>>>

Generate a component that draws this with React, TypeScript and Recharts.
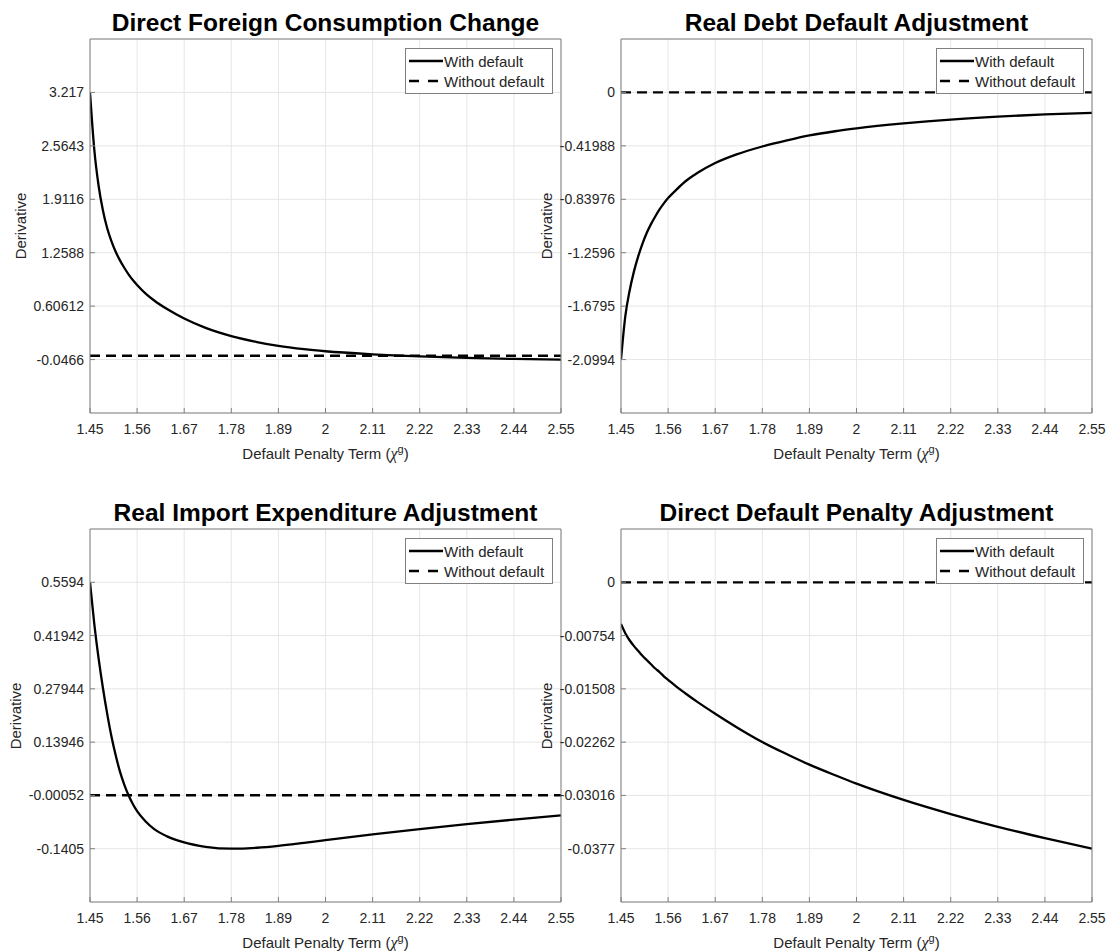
import { LineChart, Line, XAxis, YAxis, CartesianGrid, Legend } from 'recharts';

const FONT = '"Liberation Sans", Arial, Helvetica, sans-serif';
const INK = '#262626';
const BOX = '#808080';
const GRID = '#e6e6e6';

// default penalty term (chi^g)
const penaltyGrid = [
  1.45, 1.46, 1.47, 1.48, 1.49, 1.5, 1.51, 1.52, 1.53, 1.54, 1.55, 1.56, 1.58, 1.6,
  1.63, 1.67, 1.72, 1.78, 1.84, 1.89, 1.95, 2.0, 2.11, 2.22, 2.33, 2.44, 2.55,
];
const xTicks = [1.45, 1.56, 1.67, 1.78, 1.89, 2, 2.11, 2.22, 2.33, 2.44, 2.55];

const consumptionWithDefault = [
  3.217, 2.52, 2.08, 1.78, 1.56, 1.4, 1.27, 1.165, 1.075, 0.995, 0.925, 0.865, 0.76, 0.675,
  0.57, 0.455, 0.34, 0.24, 0.168, 0.12, 0.08, 0.055, 0.018, -0.008, -0.027, -0.039, -0.0466,
];
const debtWithDefault = [
  -2.0994, -1.76, -1.56, -1.41, -1.29, -1.19, -1.105, -1.035, -0.975, -0.92, -0.872, -0.83, -0.762, -0.7,
  -0.63, -0.555, -0.487, -0.425, -0.375, -0.338, -0.305, -0.283, -0.244, -0.213, -0.19, -0.173, -0.16,
];
const importWithDefault = [
  0.5594, 0.45, 0.36, 0.283, 0.215, 0.155, 0.105, 0.062, 0.028, 0.0, -0.023, -0.042, -0.069, -0.089,
  -0.108, -0.124, -0.1355, -0.1405, -0.138, -0.133, -0.125, -0.118, -0.103, -0.089, -0.076, -0.064, -0.053,
];
const penaltyWithDefault = [
  -0.0059, -0.0072, -0.0082, -0.009, -0.0097, -0.0104, -0.011, -0.0116, -0.0122, -0.0127, -0.0133, -0.0138, -0.0148, -0.0157,
  -0.017, -0.0186, -0.0205, -0.0226, -0.0244, -0.0258, -0.0273, -0.0285, -0.0308, -0.0328, -0.0346, -0.0362, -0.0377,
];

// "without default" benchmark is flat at zero
const baselineX = [1.45, 2.55];
const withoutDefault = [0, 0];

const consumptionTicks = [-0.0466, 0.60612, 1.2588, 1.9116, 2.5643, 3.217];
const debtTicks = [-2.0994, -1.6795, -1.2596, -0.83976, -0.41988, 0];
const importTicks = [-0.1405, -0.00052, 0.13946, 0.27944, 0.41942, 0.5594];
const penaltyTicks = [-0.0377, -0.03016, -0.02262, -0.01508, -0.00754, 0];

const seriesStyle: Record<string, { dash?: string; legendDash?: string }> = {
  'With default': {},
  'Without default': { dash: '10 6', legendDash: '10 9' },
};

const renderLegend = (props: any) => (
  <div
    style={{
      border: `1px solid ${BOX}`,
      background: '#fff',
      width: 146,
      padding: '2px 0',
      fontFamily: FONT,
      fontSize: 15,
      color: INK,
    }}
  >
    {(props.payload || []).map((entry: any) => (
      <div key={entry.value} style={{ display: 'flex', alignItems: 'center', height: 20 }}>
        <svg width={38} height={10} style={{ flex: 'none' }}>
          <line
            x1={3}
            x2={37}
            y1={5}
            y2={5}
            stroke="#000"
            strokeWidth={2.3}
            strokeDasharray={seriesStyle[entry.value]?.legendDash}
          />
        </svg>
        <span style={{ whiteSpace: 'nowrap' }}>{entry.value}</span>
      </div>
    ))}
  </div>
);

type PanelProps = {
  title: string;
  values: number[];
  ticks: number[];
  left: number;
  top: number;
  width: number;
  height: number;
  yAxisWidth: number;
  marginTop: number;
  marginRight: number;
  xAxisHeight: number;
  yLabelOffset: number;
};

function Panel(p: PanelProps) {
  const rows = penaltyGrid.map((x, i) => ({ x, with: p.values[i] }));
  const baseline = baselineX.map((x, i) => ({ x, without: withoutDefault[i] }));
  const step = p.ticks[1] - p.ticks[0];
  const domain = [p.ticks[0] - step, p.ticks[p.ticks.length - 1] + step];

  const plotLeft = p.yAxisWidth;
  const plotRight = p.width - p.marginRight;
  const plotTop = p.marginTop;
  const plotBottom = p.height - p.xAxisHeight;
  const plotW = plotRight - plotLeft;
  const plotH = plotBottom - plotTop;

  return (
    <div style={{ position: 'absolute', left: p.left, top: p.top, width: p.width, height: p.height }}>
      <LineChart
        width={p.width}
        height={p.height}
        margin={{ top: p.marginTop, right: p.marginRight, bottom: 0, left: 0 }}
      >
        <CartesianGrid stroke={GRID} />
        <XAxis
          dataKey="x"
          type="number"
          domain={[1.45, 2.55]}
          ticks={xTicks}
          interval={0}
          allowDataOverflow
          height={p.xAxisHeight}
          stroke={BOX}
          tickSize={-5}
          tickMargin={16}
          tick={{ fill: INK, fontSize: 14, fontFamily: FONT }}
        />
        <XAxis
          xAxisId="top"
          dataKey="x"
          type="number"
          orientation="top"
          mirror
          domain={[1.45, 2.55]}
          ticks={xTicks}
          interval={0}
          allowDataOverflow
          stroke={BOX}
          tickSize={5}
          tick={false}
        />
        <YAxis
          type="number"
          domain={domain}
          ticks={p.ticks}
          interval={0}
          allowDataOverflow
          width={p.yAxisWidth}
          stroke={BOX}
          tickSize={-5}
          tickMargin={11}
          tick={{ fill: INK, fontSize: 14, fontFamily: FONT }}
        />
        <YAxis
          yAxisId="right"
          type="number"
          orientation="right"
          mirror
          domain={domain}
          ticks={p.ticks}
          interval={0}
          allowDataOverflow
          stroke={BOX}
          tickSize={5}
          tick={false}
        />
        <Legend
          layout="vertical"
          align="center"
          verticalAlign="middle"
          content={renderLegend}
          wrapperStyle={{ top: plotTop + 9, left: plotRight - 8 - 148, width: 148, height: 'auto' }}
        />
        <Line
          data={rows}
          dataKey="with"
          name="With default"
          type="monotone"
          stroke="#000"
          strokeWidth={2.3}
          dot={false}
          activeDot={false}
          isAnimationActive={false}
        />
        <Line
          data={baseline}
          dataKey="without"
          name="Without default"
          type="linear"
          stroke="#000"
          strokeWidth={2.3}
          strokeDasharray={seriesStyle['Without default'].dash}
          dot={false}
          activeDot={false}
          isAnimationActive={false}
        />
      </LineChart>
      <div
        style={{
          position: 'absolute',
          left: plotLeft,
          width: plotW,
          top: plotTop - 16,
          transform: 'translateY(-50%)',
          textAlign: 'center',
          fontFamily: FONT,
          fontWeight: 'bold',
          fontSize: 24.5,
          lineHeight: 1,
          color: '#000',
          whiteSpace: 'nowrap',
        }}
      >
        {p.title}
      </div>
      <div
        style={{
          position: 'absolute',
          left: plotLeft,
          width: plotW,
          top: plotBottom + 40,
          transform: 'translateY(-50%)',
          textAlign: 'center',
          fontFamily: FONT,
          fontSize: 15,
          lineHeight: 1,
          color: INK,
          whiteSpace: 'nowrap',
        }}
      >
        Default Penalty Term (
        <span style={{ fontFamily: '"Liberation Serif", "DejaVu Serif", serif', fontStyle: 'italic', fontSize: 16 }}>χ</span>
        <sup style={{ fontSize: 11, verticalAlign: '0.55em' }}>g</sup>)
      </div>
      <div
        style={{
          position: 'absolute',
          left: plotLeft - p.yLabelOffset,
          top: plotTop + plotH / 2,
          transform: 'translate(-50%, -50%) rotate(-90deg)',
          fontFamily: FONT,
          fontSize: 15,
          lineHeight: 1,
          color: INK,
          whiteSpace: 'nowrap',
        }}
      >
        Derivative
      </div>
    </div>
  );
}

export default function App() {
  const leftCol = { left: 0, width: 600, yAxisWidth: 90, marginRight: 39 };
  const rightCol = { left: 531, width: 590, yAxisWidth: 90, marginRight: 29 };
  const topRow = { top: 0, height: 470, marginTop: 39, xAxisHeight: 57 };
  const bottomRow = { top: 490, height: 461, marginTop: 39, xAxisHeight: 49 };

  return (
    <div
      style={{
        position: 'absolute',
        left: 0,
        top: 0,
        width: 1107,
        height: 951,
        overflow: 'hidden',
        background: '#fff',
      }}
    >
      <Panel title="Direct Foreign Consumption Change" values={consumptionWithDefault} ticks={consumptionTicks} {...leftCol} {...topRow} yLabelOffset={70} />
      <Panel title="Real Debt Default Adjustment" values={debtWithDefault} ticks={debtTicks} {...rightCol} {...topRow} yLabelOffset={75} />
      <Panel title="Real Import Expenditure Adjustment" values={importWithDefault} ticks={importTicks} {...leftCol} {...bottomRow} yLabelOffset={75} />
      <Panel title="Direct Default Penalty Adjustment" values={penaltyWithDefault} ticks={penaltyTicks} {...rightCol} {...bottomRow} yLabelOffset={75} />
    </div>
  );
}
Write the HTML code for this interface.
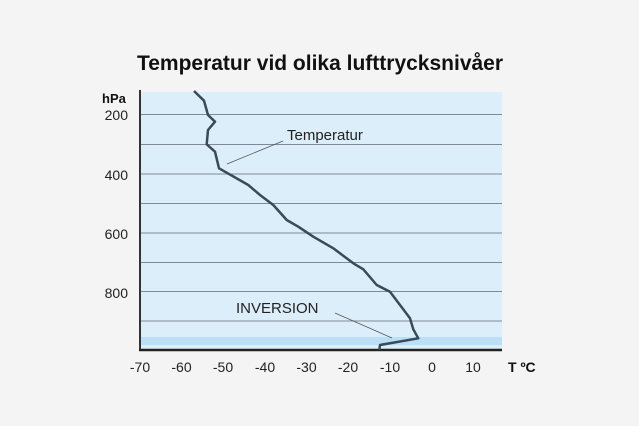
<!DOCTYPE html>
<html><head><style>
body{margin:0;width:639px;height:421px;background:#f4f4f4;font-family:"Liberation Sans",sans-serif;overflow:hidden}
</style></head><body>
<svg width="639" height="421" xmlns="http://www.w3.org/2000/svg">
<rect width="639" height="421" fill="#f4f4f4"/>
<text x="320" y="70" text-anchor="middle" font-size="21" font-weight="bold" fill="#111">Temperatur vid olika lufttrycksnivåer</text>
<rect x="140" y="92" width="362" height="258" fill="#ddeefb"/>
<rect x="140" y="337" width="362" height="8" fill="#b9e0f7"/>
<g stroke="#7d8a95" stroke-width="1">
<line x1="140" y1="114.5" x2="502" y2="114.5"/><line x1="140" y1="144.5" x2="502" y2="144.5"/>
<line x1="140" y1="174" x2="502" y2="174"/><line x1="140" y1="203.5" x2="502" y2="203.5"/>
<line x1="140" y1="233" x2="502" y2="233"/><line x1="140" y1="262.5" x2="502" y2="262.5"/>
<line x1="140" y1="291.5" x2="502" y2="291.5"/><line x1="140" y1="321" x2="502" y2="321"/>
</g>
<line x1="140" y1="90" x2="140" y2="351" stroke="#333" stroke-width="2"/>
<line x1="139" y1="350" x2="502" y2="350" stroke="#222" stroke-width="2.5"/>
<polyline fill="none" stroke="#3a4a58" stroke-width="2.5" stroke-linejoin="round" points="194,91 204,100.7 208,115 215,121.7 208,130 206.7,144.3 215,151.7 219,168.3 248.3,185 260,195 273.3,205 286.7,220 298.3,226.7 313.3,236.7 333.3,248.3 353.3,263.3 363.3,269.3 376.7,285 390,291.7 410,318.3 413.3,329.3 418.3,338.3 380,345 379.3,350"/>
<line x1="227" y1="164" x2="283" y2="141" stroke="#555" stroke-width="0.8"/>
<line x1="335" y1="313" x2="392" y2="338" stroke="#555" stroke-width="0.8"/>
<text x="287" y="140" font-size="15" fill="#222">Temperatur</text>
<text x="236" y="313" font-size="15" fill="#222">INVERSION</text>
<g font-size="14" fill="#222" text-anchor="end">
<text x="128" y="120">200</text><text x="128" y="180">400</text><text x="128" y="239">600</text><text x="128" y="298">800</text>
</g>
<text x="102" y="103" font-size="13" font-weight="bold" fill="#111">hPa</text>
<g font-size="14" fill="#222" text-anchor="middle">
<text x="140" y="372">-70</text><text x="181.5" y="372">-60</text><text x="223" y="372">-50</text><text x="265" y="372">-40</text><text x="306.5" y="372">-30</text><text x="348" y="372">-20</text><text x="390" y="372">-10</text><text x="432" y="372">0</text><text x="473" y="372">10</text>
</g>
<text x="508" y="372" font-size="14" font-weight="bold" fill="#111">T ºC</text>
</svg>
</body></html>
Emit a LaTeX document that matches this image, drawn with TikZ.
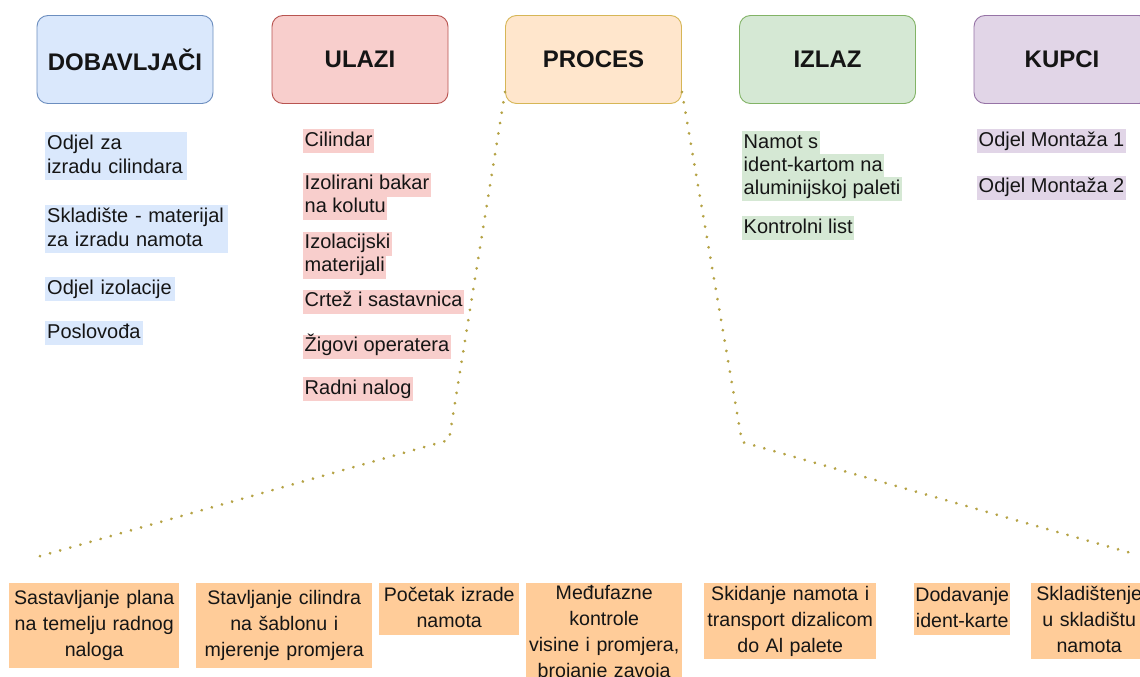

<<<

Without the pictures, return the listing above from its first line through the line that has "2.33, 2.44, 2.55];".

Generate a component that draws this with React, TypeScript and Recharts.
import { LineChart, Line, XAxis, YAxis, CartesianGrid, Legend } from 'recharts';

const FONT = '"Liberation Sans", Arial, Helvetica, sans-serif';
const INK = '#262626';
const BOX = '#808080';
const GRID = '#e6e6e6';

// default penalty term (chi^g)
const penaltyGrid = [
  1.45, 1.46, 1.47, 1.48, 1.49, 1.5, 1.51, 1.52, 1.53, 1.54, 1.55, 1.56, 1.58, 1.6,
  1.63, 1.67, 1.72, 1.78, 1.84, 1.89, 1.95, 2.0, 2.11, 2.22, 2.33, 2.44, 2.55,
];
const xTicks = [1.45, 1.56, 1.67, 1.78, 1.89, 2, 2.11, 2.22, 2.33, 2.44, 2.55];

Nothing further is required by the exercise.